A 90-meter approach ramp of the Cần Thơ Bridge collapsed during construction, on the morning of September 26, 2007, falling from 30 meters in the air. The collapsed section was above a small island located on the Vĩnh Long side of the bridge. There were 250 engineers and workers working on and under the span at the time; the official death toll is 54, with 80 severe injuries. According to Dr. Trần Chủng, head of the national construction QA/QC authority under the Ministry of Construction, this is the most catastrophic disaster in the history of Vietnam's construction industry.

===Rescue efforts===
Immediately following the accident, many workers at the site joined the rescue forces to take the injured out of the debris, and Chợ Rẫy Hospital in Ho Chi Minh City sent two professional rescue teams to the site. Local people, students, and cadres joined the rescue teams. International agencies contributed rescue personnel and funding.
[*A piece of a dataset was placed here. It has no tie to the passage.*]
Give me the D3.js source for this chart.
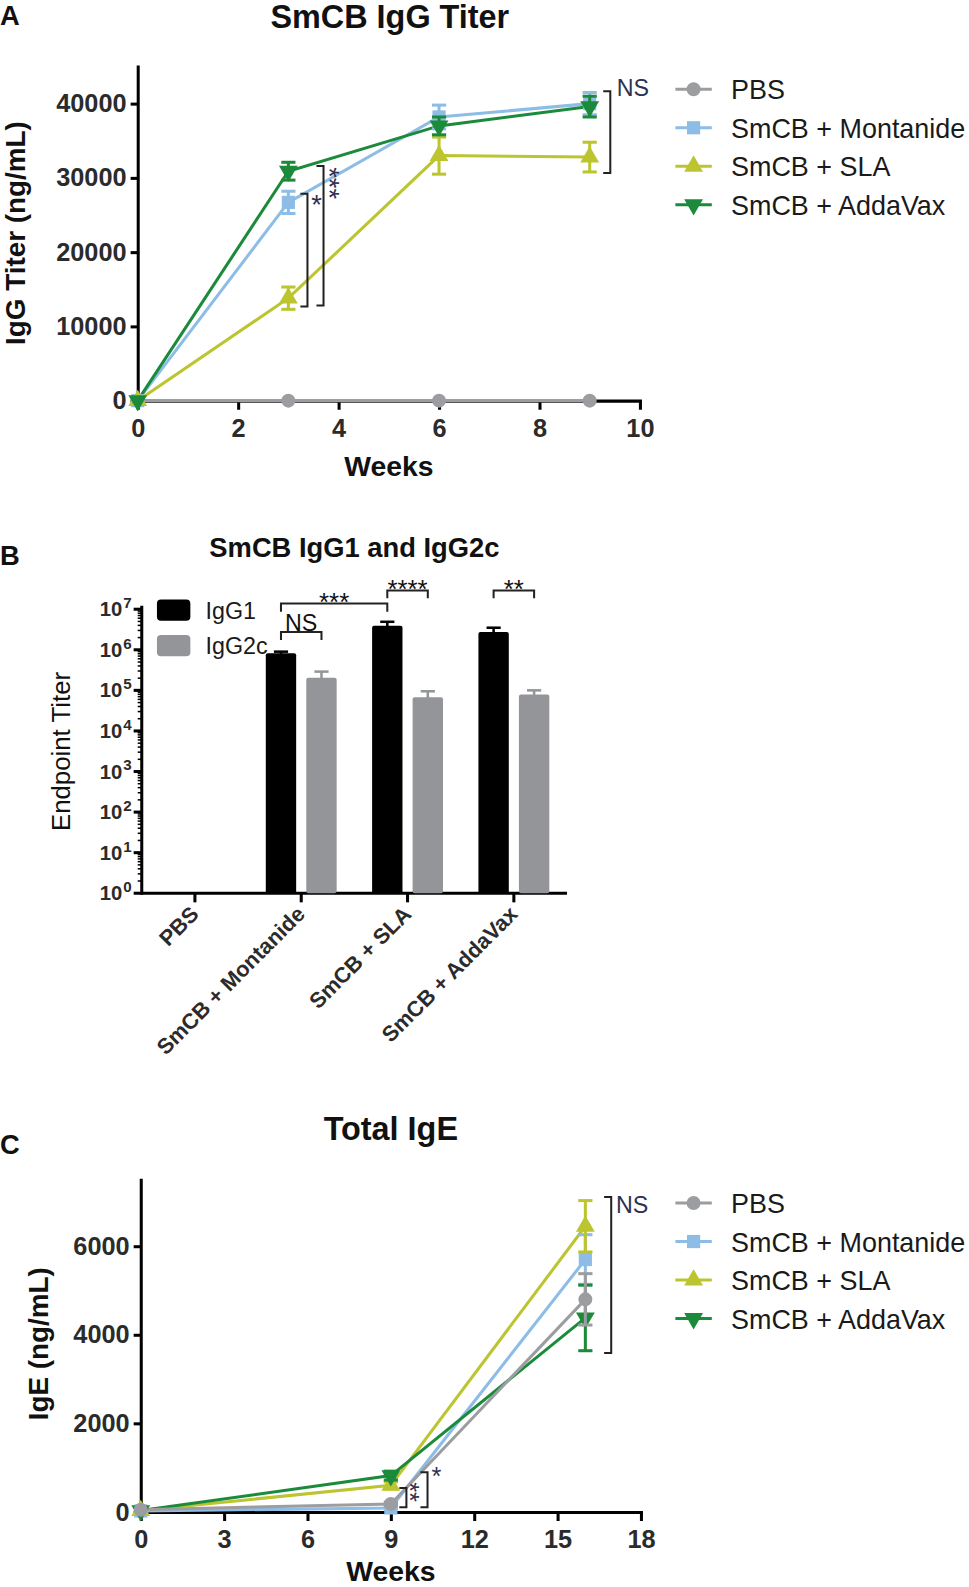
<!DOCTYPE html>
<html>
<head>
<meta charset="utf-8">
<script src="https://cdn.jsdelivr.net/npm/d3@7"></script>
<style>
  body { margin: 0; background: #fff; }
</style>
</head>
<body>
<svg id="fig" width="969" height="1587" viewBox="0 0 957 1567"></svg>
<script>
// ---- data ----
const groupNames = ["PBS", "SmCB + Montanide", "SmCB + SLA", "SmCB + AddaVax"];
const groupColors = ["#9c9da0", "#8dbde6", "#bcc530", "#1b8a3a"];

// A: IgG titer (ng/mL)
const weeksA = [0, 3, 6, 9];
const iggPBS = [0, 0, 0, 0];
const iggMont = [0, 26700, 38200, 40000];
const iggSLA = [0, 13800, 33000, 32800];
const iggAdda = [0, 30900, 37000, 39600];
const iggPBSErr = [0, 0, 0, 0];
const iggMontErr = [0, 1500, 1600, 1500];
const iggSLAErr = [0, 1500, 2500, 2000];
const iggAddaErr = [0, 1200, 1200, 1400];
const ticksAx = [0, 2, 4, 6, 8, 10];
const ticksAy = [0, 10000, 20000, 30000, 40000];

// B: endpoint titers
const isotypes = ["IgG1", "IgG2c"];
const isoColors = ["#000000", "#939598"];
const igg1Titer = [1, 820000, 3900000, 2750000];
const igg1Err = [0, 80000, 1000000, 750000];
const igg2cTiter = [1, 205000, 68000, 79000];
const igg2cErr = [0, 85000, 27000, 21000];
const logExps = [0, 1, 2, 3, 4, 5, 6, 7];

// C: total IgE (ng/mL)
const weeksC = [0, 9, 16];
const igePBS = [50, 180, 4800];
const igeMont = [20, 90, 5700];
const igeSLA = [30, 600, 6450];
const igeAdda = [30, 820, 4380];
const igePBSErr = [0, 40, 580];
const igeMontErr = [0, 20, 560];
const igeSLAErr = [0, 80, 580];
const igeAddaErr = [0, 100, 740];
const ticksCx = [0, 3, 6, 9, 12, 15, 18];
const ticksCy = [0, 2000, 4000, 6000];

// ---- drawing ----
const FONT = '"Liberation Sans", Arial, Helvetica, sans-serif';
const SIG = "#2e3150";
const svg = d3.select("#fig");

const symbolTypes = [d3.symbolCircle, d3.symbolSquare, d3.symbolTriangle, d3.symbolTriangle];
const symbolSizes = [150, 170, 150, 150];
const symbolRot = [0, 0, 0, 180];

function styleAxis(g) {
  g.select(".domain").attr("stroke", "#000").attr("stroke-width", 3).attr("stroke-linecap", "square");
  g.selectAll(".tick line").attr("stroke", "#000").attr("stroke-width", 3);
  g.selectAll(".tick text")
    .attr("font-family", FONT).attr("font-size", 25).attr("font-weight", "bold").attr("fill", "#2b2b2b");
}

function txt(x, y, s, size, weight, anchor, rotate) {
  const t = svg.append("text").text(s)
    .attr("font-family", FONT).attr("font-size", size).attr("font-weight", weight || "normal")
    .attr("text-anchor", anchor || "start").attr("fill", "#111");
  if (rotate) t.attr("transform", `translate(${x},${y}) rotate(${rotate})`);
  else t.attr("x", x).attr("y", y);
  return t;
}

function marker(g, type, cx, cy, color) {
  g.append("path")
    .attr("d", d3.symbol(symbolTypes[type], symbolSizes[type])())
    .attr("transform", `translate(${cx},${cy}) rotate(${symbolRot[type]})`)
    .attr("fill", color);
}

// significance label; several asterisks run downwards in a column
function sigLabel(g, cx, cy, label, size) {
  const t = g.append("text").text(label)
    .attr("font-family", FONT).attr("font-size", size).attr("fill", SIG);
  if (label.length > 1 && label[0] === "*") {
    t.attr("transform", `translate(${cx - 0.575 * size},${cy - 4}) rotate(90)`);
  } else if (label === "*") {
    t.attr("x", cx).attr("y", cy + 0.575 * size).attr("text-anchor", "middle");
  } else {
    t.attr("x", cx).attr("y", cy + 0.36 * size);
  }
}

function drawLinePanel(p) {
  const g = svg.append("g");
  const x = d3.scaleLinear().domain(p.xDomain).range(p.xRange);
  const y = d3.scaleLinear().domain(p.yDomain).range(p.yRange);

  g.append("g").attr("transform", `translate(0,${p.yRange[0]})`)
    .call(d3.axisBottom(x).tickValues(p.xTicks).tickSize(9).tickSizeOuter(0).tickPadding(9))
    .call(styleAxis);
  g.append("g").attr("transform", `translate(${p.xRange[0]},0)`)
    .call(d3.axisLeft(y).tickValues(p.yTicks).tickSize(7).tickSizeOuter(0).tickPadding(4).tickFormat(d3.format("d")))
    .call(styleAxis);

  const line = d3.line().x((d, i) => x(p.weeks[i])).y(d => y(d));
  p.order.forEach(k => {
    const s = p.series[k];
    g.append("path").datum(s.values).attr("d", line)
      .attr("fill", "none").attr("stroke", groupColors[k]).attr("stroke-width", 3);
  });
  p.order.forEach(k => {
    const s = p.series[k];
    s.values.forEach((v, i) => {
      const e = s.errs[i];
      const cx = x(p.weeks[i]);
      if (e > 0) {
        const eb = g.append("g").attr("stroke", groupColors[k]).attr("stroke-width", 3);
        eb.append("line").attr("x1", cx).attr("x2", cx).attr("y1", y(v - e)).attr("y2", y(v + e));
        [v - e, v + e].forEach(ev => eb.append("line")
          .attr("x1", cx - 7).attr("x2", cx + 7).attr("y1", y(ev)).attr("y2", y(ev)));
      }
      marker(g, k, cx, y(v), groupColors[k]);
    });
  });

  // significance brackets
  p.brackets.forEach(b => {
    const bx = x(b.x);
    g.append("path")
      .attr("d", `M${bx - 7},${y(b.y0)}H${bx}V${y(b.y1)}H${bx - 7}`)
      .attr("fill", "none").attr("stroke", "#222").attr("stroke-width", 2);
    sigLabel(g, x(b.lx), y(b.ly), b.label, b.size);
  });

  // legend
  p.series.forEach((s, k) => {
    const ly = p.legendY + k * 38;
    g.append("line").attr("x1", 667).attr("x2", 703).attr("y1", ly).attr("y2", ly)
      .attr("stroke", groupColors[k]).attr("stroke-width", 3);
    marker(g, k, 685, ly, groupColors[k]);
    g.append("text").attr("x", 722).attr("y", ly + 10).text(groupNames[k])
      .attr("font-family", FONT).attr("font-size", 26.6).attr("fill", "#1a1a1a");
  });
}

function seriesOf(vals, errs) {
  return vals.map((v, i) => ({ values: v, errs: errs[i] }));
}

// ---- Panel A ----
txt(0, 25, "A", 27, "bold");
txt(385, 27, "SmCB IgG Titer", 32, "bold", "middle");
drawLinePanel({
  xDomain: [0, 10], xRange: [136, 632],
  yDomain: [0, 45000], yRange: [395.5, 65.5],
  xTicks: ticksAx, yTicks: ticksAy,
  weeks: weeksA,
  series: seriesOf([iggPBS, iggMont, iggSLA, iggAdda], [iggPBSErr, iggMontErr, iggSLAErr, iggAddaErr]),
  order: [0, 1, 2, 3],
  legendY: 88,
  brackets: [
    { x: 3.38, y0: 27860, y1: 12670, label: "*", lx: 3.56, ly: 27300, size: 27 },
    { x: 3.70, y0: 31600, y1: 12800, label: "***", lx: 3.94, ly: 30900, size: 27 },
    { x: 9.41, y0: 41660, y1: 30650, label: "NS", lx: 9.54, ly: 42200, size: 23 }
  ]
});
txt(384, 470, "Weeks", 28, "bold", "middle");
txt(25, 230, "IgG Titer (ng/mL)", 27.5, "bold", "middle", -90);

// ---- Panel B ----
txt(0, 558, "B", 27, "bold");
txt(350, 550, "SmCB IgG1 and IgG2c", 27, "bold", "middle");
(function drawBars() {
  const g = svg.append("g");
  const y = d3.scaleLog().domain([1, 1e7]).range([882, 601.5]);
  const x0 = d3.scaleBand().domain(groupNames).range([140, 560]).padding(0);
  const bw = x0.bandwidth();
  const x1 = d3.scaleBand().domain(isotypes).range([bw / 2 - 35, bw / 2 + 35]).paddingInner(0.25);
  const titers = [igg1Titer, igg2cTiter];
  const errs = [igg1Err, igg2cErr];

  // y axis with log minor ticks
  const yAxis = g.append("g").attr("transform", "translate(140,0)");
  yAxis.append("line").attr("y1", y(1) + 1.5).attr("y2", 598).attr("stroke", "#000").attr("stroke-width", 3);
  logExps.slice(0, -1).forEach(e => {
    d3.range(2, 10).forEach(m => {
      yAxis.append("line").attr("x1", 0).attr("x2", -4)
        .attr("y1", y(m * Math.pow(10, e))).attr("y2", y(m * Math.pow(10, e)))
        .attr("stroke", "#000").attr("stroke-width", 1.5);
    });
  });
  logExps.forEach(e => {
    const yy = y(Math.pow(10, e));
    yAxis.append("line").attr("x1", 0).attr("x2", -8).attr("y1", yy).attr("y2", yy)
      .attr("stroke", "#000").attr("stroke-width", 3);
    const t = yAxis.append("text").attr("x", -10).attr("y", yy + 7)
      .attr("text-anchor", "end").attr("font-family", FONT).attr("font-weight", "bold")
      .attr("font-size", 20).attr("fill", "#2b2b2b");
    t.append("tspan").text("10");
    t.append("tspan").text(e).attr("font-size", 15).attr("dy", -8).attr("dx", 1);
  });

  // x axis
  const xAxis = g.append("g").attr("transform", `translate(0,${y(1)})`);
  xAxis.append("line").attr("x1", 140).attr("x2", 560).attr("stroke", "#000").attr("stroke-width", 3);
  groupNames.forEach(n => {
    const cx = x0(n) + bw / 2;
    xAxis.append("line").attr("x1", cx).attr("x2", cx).attr("y1", 0).attr("y2", 9)
      .attr("stroke", "#000").attr("stroke-width", 3);
    xAxis.append("text").text(n)
      .attr("transform", `translate(${cx + 5},22) rotate(-45)`)
      .attr("text-anchor", "end").attr("font-family", FONT).attr("font-weight", "bold")
      .attr("font-size", 21.5).attr("fill", "#2b2b2b");
  });

  // bars and error bars
  groupNames.forEach((n, gi) => {
    isotypes.forEach((iso, k) => {
      const v = titers[k][gi];
      if (v <= 1) return;
      const bx = x0(n) + x1(iso);
      g.append("rect").attr("x", bx).attr("width", x1.bandwidth())
        .attr("y", y(v)).attr("height", y(1) - y(v))
        .attr("rx", 2).attr("fill", isoColors[k]);
      const cx = bx + x1.bandwidth() / 2;
      const top = y(v + errs[k][gi]);
      g.append("line").attr("x1", cx).attr("x2", cx).attr("y1", y(v) + 2).attr("y2", top)
        .attr("stroke", isoColors[k]).attr("stroke-width", 2.5);
      g.append("line").attr("x1", cx - 7).attr("x2", cx + 7).attr("y1", top).attr("y2", top)
        .attr("stroke", isoColors[k]).attr("stroke-width", 2.5);
    });
  });

  // significance brackets (between bar centres), heights in decades
  const centre = (gi, k) => x0(groupNames[gi]) + x1(isotypes[k]) + x1.bandwidth() / 2;
  const sig = [
    { a: [1, 0], b: [1, 1], line: 6.44, tick: 6.24, label: "NS", size: 23 },
    { a: [1, 0], b: [2, 0], line: 7.14, tick: 6.94, label: "***", size: 25.5 },
    { a: [2, 0], b: [2, 1], line: 7.46, tick: 7.27, label: "****", size: 25.5 },
    { a: [3, 0], b: [3, 1], line: 7.46, tick: 7.27, label: "**", size: 25.5 }
  ];
  sig.forEach(s => {
    const xa = centre(s.a[0], s.a[1]), xb = centre(s.b[0], s.b[1]);
    const yl = y(Math.pow(10, s.line)), yt = y(Math.pow(10, s.tick));
    g.append("path").attr("d", `M${xa},${yt}V${yl}H${xb}V${yt}`)
      .attr("fill", "none").attr("stroke", "#222").attr("stroke-width", 2);
    const isNS = s.label === "NS";
    const cy = yl - (isNS ? 9.5 : 7);
    g.append("text").attr("x", (xa + xb) / 2).attr("y", cy + (isNS ? 0.36 : 0.575) * s.size)
      .attr("text-anchor", "middle").text(s.label)
      .attr("font-family", FONT).attr("font-size", s.size).attr("fill", "#111");
  });

  // legend
  isotypes.forEach((iso, k) => {
    const ly = 592 + k * 35;
    g.append("rect").attr("x", 155).attr("y", ly).attr("width", 33).attr("height", 21)
      .attr("rx", 4).attr("fill", isoColors[k]);
    g.append("text").attr("x", 203).attr("y", ly + 19).text(iso)
      .attr("font-family", FONT).attr("font-size", 23).attr("fill", "#1a1a1a");
  });
})();
txt(69, 742, "Endpoint Titer", 25.5, "normal", "middle", -90);

// ---- Panel C ----
txt(0, 1140, "C", 27, "bold");
txt(386, 1126, "Total IgE", 32, "bold", "middle");
drawLinePanel({
  xDomain: [0, 18], xRange: [139, 633],
  yDomain: [0, 7500], yRange: [1493, 1165],
  xTicks: ticksCx, yTicks: ticksCy,
  weeks: weeksC,
  series: seriesOf([igePBS, igeMont, igeSLA, igeAdda], [igePBSErr, igeMontErr, igeSLAErr, igeAddaErr]),
  order: [1, 2, 3, 0],
  legendY: 1188,
  brackets: [
    { x: 9.56, y0: 540, y1: 105, label: "**", lx: 9.88, ly: 580, size: 25 },
    { x: 10.32, y0: 896, y1: 105, label: "*", lx: 10.64, ly: 930, size: 25 },
    { x: 16.93, y0: 7110, y1: 3590, label: "NS", lx: 17.1, ly: 6940, size: 23 }
  ]
});
txt(386, 1561, "Weeks", 28, "bold", "middle");
txt(47, 1327, "IgE (ng/mL)", 27.5, "bold", "middle", -90);
</script>
</body>
</html>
Rescue efforts were carried out with cranes rather than by direct rescue personnel because of the risk of collapse of the remaining part of the bridge.

===Aftermath===
An inquiry into the cause of the collapse spent 8 months investigating. Initially, it was discovered that the temporary pillars that had given out had been under-specified, using narrower margins to save costs. Ultimately, the proximate cause was determined to be building the temporary pillars partially on soft sand, which settled unevenly and caused the pillar to tilt. In 2009, the Vietnamese government banned the Taisei and Kajima Construction companies from operating in Vietnam for one year, blaming the two Japanese companies for failing to secure the bridge support.

==Opening==
The largest bridge in the region, was completed on April 12 and opened for traffic on April 24, 2010.